If this fails, the papiex installation is likely either missing or misconfigured in settings.py. The -a flag tells epmt to treat this run as an entire job.

The Second Mode, Data Submission¶

After collecting the data, jobs (groups of processes) are imported into the database with the submit command. This command takes arguments in the form of directories or tar files that must contain a job_metadata file.

Normal operation is to submit one or more directories:

epmt submit <dir1/> [...]

One can also submit a list of compressed tar files:

epmt submit <compressed_dir_file.*z> [...]

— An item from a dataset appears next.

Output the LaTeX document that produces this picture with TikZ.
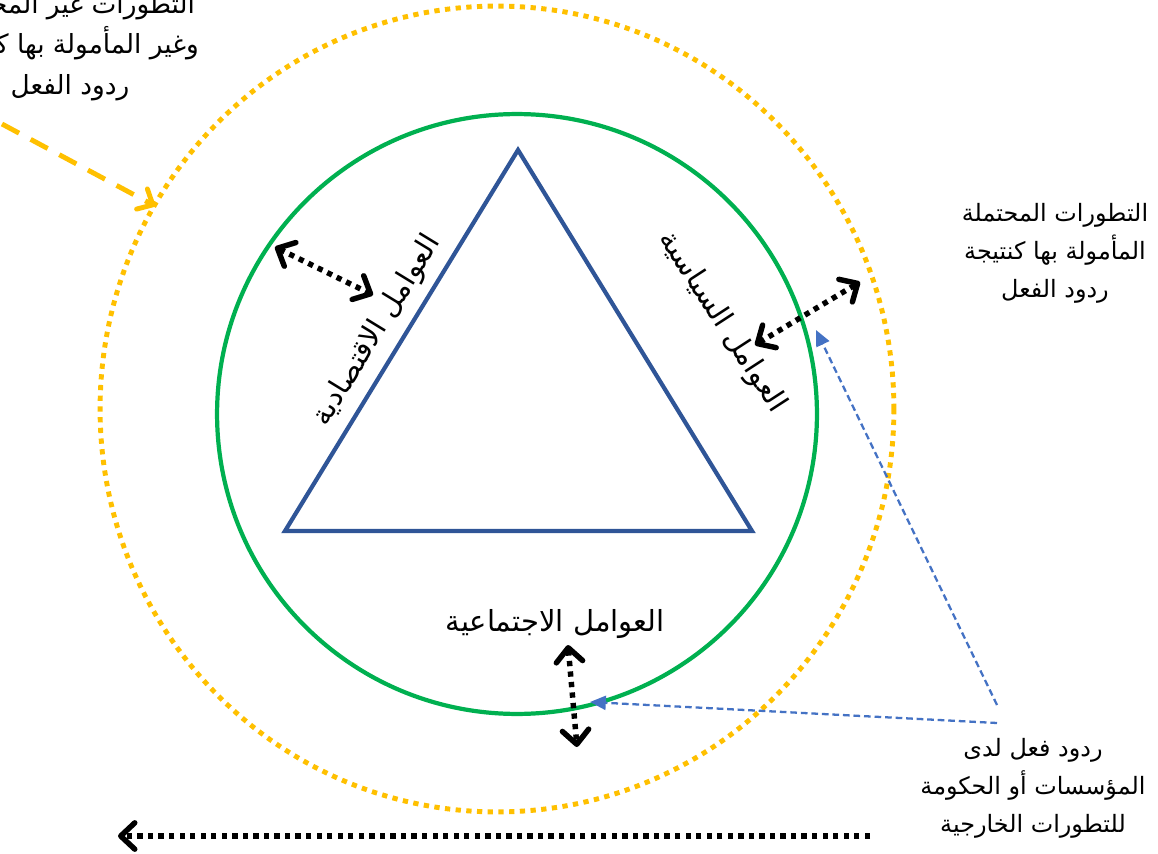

There is also a mode where the current environment is used to determine where to find the data.

epmt submit

Manual Submission Example¶

We can submit our previous job to the database defined in settings.py by running the epmt submit command with the directory returned by stage (found in the location set by settings.py epmt_output_prefix):

$ epmt -v submit /tmp/epmt/1/
INFO:epmt_cmds:submit_to_db(/tmp/epmt/1/,*-papiex-[0-9]*-[0-9]*.csv,False)
INFO:epmt_cmds:Unpickling from /tmp/epmt/1/job_metadata
INFO:epmt_cmds:1 files to submit
INFO:epmt_cmds:1 hosts found: ['linuxkit-025000000001-']
INFO:epmt_cmds:host linuxkit-025000000001-: 1 files to import
INFO:epmt_job:Binding to DB: {'filename': ':memory:', 'provider': 'sqlite'}
INFO:epmt_job:Generating mapping from schema...
INFO:epmt_job:Processing job id 1
INFO:epmt_job:Creating user root
INFO:epmt_job:Creating job 1
INFO:epmt_job:Creating host linuxkit-025000000001-
INFO:epmt_job:Creating metricname usertime
INFO:epmt_job:Creating metricname systemtime
INFO:epmt_job:Creating metricname rssmax
INFO:epmt_job:Creating metricname minflt
INFO:epmt_job:Creating metricname majflt
INFO:epmt_job:Creating metricname inblock
INFO:epmt_job:Creating metricname outblock
INFO:epmt_job:Creating metricname vol_ctxsw
INFO:epmt_job:Creating metricname invol_ctxsw
INFO:epmt_job:Creating metricname num_threads
INFO:epmt_job:Creating metricname starttime
INFO:epmt_job:Creating metricname processor
INFO:epmt_job:Creating metricname delayacct_blkio_time
INFO:epmt_job:Creating metricname guest_time
INFO:epmt_job:Creating metricname rchar
INFO:epmt_job:Creating metricname wchar
INFO:epmt_job:Creating metricname syscr
INFO:epmt_job:Creating metricname syscw
INFO:epmt_job:Creating metricname read_bytes
INFO:epmt_job:Creating metricname write_bytes
INFO:epmt_job:Creating metricname cancelled_write_bytes
INFO:epmt_job:Creating metricname time_oncpu
INFO:epmt_job:Creating metricname time_waiting
INFO:epmt_job:Creating metricname timeslices
INFO:epmt_job:Creating metricname rdtsc_duration
INFO:epmt_job:Creating metricname PERF_COUNT_SW_CPU_CLOCK
INFO:epmt_job:Adding 1 processes to job
INFO:epmt_job:Earliest process start: 2019-03-06 15:36:56.948350
INFO:epmt_job:Latest process end: 2019-03-06 15:37:06.996065
INFO:epmt_job:Computed duration of job: 10047715.000000 us, 0.17 m
INFO:epmt_job:Staged import of 1 processes, 1 threads
INFO:epmt_job:Staged import took 0:00:00.189151, 5.286781 processes per second
INFO:epmt_cmds:Committed job 1 to database: Job[u'1']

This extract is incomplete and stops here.